Above image: Gemma O’Rourke, Video Still
Friday 3 December 2021 – Sunday 9 January 2022
This exhibition is part of the OPEN SKY / Kelly’s Garden program in collaboration with the University of Tasmania
Curated by Toby Juliff and Ainslie Macaulay
OPENING Friday 3 December 2021 | 7.45pm – 9pm
How is that something so abstract can contain within it so all the wrongs, and all the rights of a place and people? How can something so devoid of figure or narrative speak so boldly to individuals and collective bodies, to small incidents of history and big ideas of invasion and settlement? Flags have an enormous capacity to represent territories, spaces – imagined and real – and can also represent peoples, communities, solidarities. And when we see a flag, let’s talk about the Southern Cross for now but the same is true of almost any flag, it is a marker of some sort of occupancy, of an identity or a place. It can bring with a certain discomfort when we think of the atrocities that may have been committed under its form, and at the same time provide hope, sanctuary, pride and protection wherever we might find it.

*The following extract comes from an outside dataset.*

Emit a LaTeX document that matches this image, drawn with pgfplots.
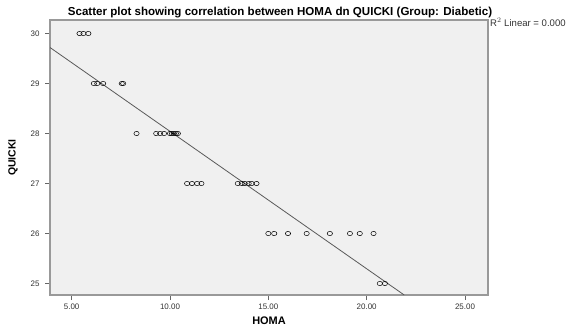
\documentclass[border=0pt]{standalone}
\usepackage{pgfplots}
\pgfplotsset{compat=1.18}
\usepackage{fontspec}
\setmainfont{Liberation Sans}
\begin{document}
\begin{tikzpicture}[x=1bp,y=1bp]
\path[use as bounding box] (0,0) rectangle (566,328);
\begin{axis}[
  at={(50bp,33bp)}, anchor=south west,
  scale only axis, width=438bp, height=275bp,
  xmin=3.9, xmax=26.17, ymin=24.77, ymax=30.27,
  axis background/.style={fill=black!6},
  axis line style={draw=black!40, line width=1.2pt},
  xtick={5,10,15,20,25}, ytick={25,26,27,28,29,30},
  tick align=outside, tick pos=left, major tick length=5bp,
  tick style={black!60, line width=0.6pt},
  /pgf/number format/assume math mode=true,
  xticklabel style={font=\fontsize{8}{9}\selectfont, color=black!80,
    /pgf/number format/fixed, /pgf/number format/fixed zerofill,
    /pgf/number format/precision=2},
  yticklabel style={font=\fontsize{8}{9}\selectfont, color=black!80, xshift=-2bp},
  xlabel={\textbf{HOMA}},
  ylabel={\textbf{QUICKI}},
  xlabel style={font=\fontsize{11}{13}\selectfont, at={(axis description cs:0.5,-0.0945)}, anchor=center},
  ylabel style={font=\fontsize{10.5}{12}\selectfont, at={(axis description cs:-0.0845,0.5)}, anchor=center},
  clip=true,
]
\addplot[only marks, mark=o, mark size=2.4bp, mark options={black, line width=0.5pt, xscale=1.1, yscale=0.9}] coordinates {
  (5.40,30) (5.60,30) (5.85,30)
  (6.13,29) (6.30,29) (6.60,29) (7.55,29) (7.62,29)
  (8.30,28) (9.30,28) (9.50,28) (9.70,28) (10.00,28) (10.10,28) (10.20,28) (10.30,28) (10.40,28)
  (10.87,27) (11.12,27) (11.38,27) (11.60,27)
  (13.45,27) (13.65,27) (13.80,27) (14.00,27) (14.15,27) (14.40,27)
  (15.00,26) (15.30,26) (16.00,26) (16.95,26) (18.13,26) (19.15,26) (19.65,26) (20.35,26)
  (20.67,25) (20.93,25)
};
\addplot[black!65, line width=0.8pt] coordinates {(3.9,29.72) (21.91,24.77)};
\end{axis}
\node[font=\fontsize{11.6}{13}\selectfont\bfseries, anchor=center] at (280,315) {Scatter plot showing correlation between HOMA dn QUICKI (Group: Diabetic)};
\node[font=\fontsize{9.6}{11}\selectfont, anchor=west, inner sep=0pt, color=black!80] at (490,305.5) {R$^2$ Linear = 0.000};
\end{tikzpicture}
\end{document}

In short, flags are complicated. They set out improbable and often contradictory ideas. The Australian flag marks out a real set of territories, but also marks out embassies and consulates all over the world – invented places called ‘Australia’ that are neither a real territory nor imagined space. When worn as a cape or a passport too, it defines both an individual wherever they are, a little bit of Oz wherever we go.
Flags signal an occupancy of a place, of ideas, of people, and identity. Some flags – the United Nations or Red Cross – represent ideas. Others – such as the Rainbow Flag or the Aboriginal Flag – represent a collection of peoples that are not tied to a particular place, but to stories of liberation and oppression. Some start life as a signal of revolution – the Tricolour or Stars and Stripes – others as a signal of control.
The brief here is for the artist to mark out their occupancy, whether of place, people, individuals or collectives. Whether it be a big idea or a small space to call one’s own, each flag is an attempt to convey a set of contradictions that are contained within its stitches, collages, its colours, and its use. It can be performed – and all flags should be performed – or made tangible in any material and media. And whilst some might be radical re-inventions, others might tell a story no less important in its intimacy.
Find your flag and fly it.
Clara Martin is an artist and designer based in Launceston, Tasmania. She has developed an artistic practice that has grown to include graphic and textiles design, printmaking, and photography. She has multiple qualifications in the greater design field including a Bachelor of Fine Arts from the University of Tasmania.
Her artistic practice incorporates traditional methods of making, favouring handcrafted textiles, as well as analogue photography and darkroom processes. These mediums are ones that allow her to explore and create large bodies of art and research. Her work focuses on the theory of liminality through tradition, process, and performance. She maintains focus on the act of making, the ways people will interact with objects and spaces, and contexts of these relationships. Her past bodies of work have explored themes of tradition and inheritance, grief and trauma, as well as explorations of the human relationships to certain spaces.
In conjunction to this, she has developed a curatorial and gallery practice, which has her currently working as a Gallery Technician at Design Tasmania in Launceston. She has also served as the director of the Precinct Art Society and Powerhouse Gallery respectively, seeing a full schedule of exhibitions come to life.
Home Flag is a handcrafted banner, constructed from household materials, that lays claim to the domestic space and declares loudly it a place of prestige. It uses a knowledge of kitsch design, the politics of women and craft, as well as the practical knowledge of weaving and appliqué, and the current state of the world to proclaim the domiciliary and the mundane as things of great esteem. This flag takes its texts from Percy Shelley’s ‘Ozimandias’ to liken these regular things to the great works of kings.
Proudly sovereign as melukerdee woman from the Huon region, with maternal familial heritage from mangalantia, and also honouring her Celtic bloodline, Gemma O’Rourke is an emerging artist driven by the vibrancy of matter and interwoven fractalising patterns of nature. She continues to explore painting, drawing, photography, writing, video, sound, voice and performative works that are heart- centred to empower others to feel connected. Her artworks encourage investigation of quantum physics perspectives that align with First Nations lived experience of the ‘Eveywhen’ in which all things are sentient, interconnected and timeless.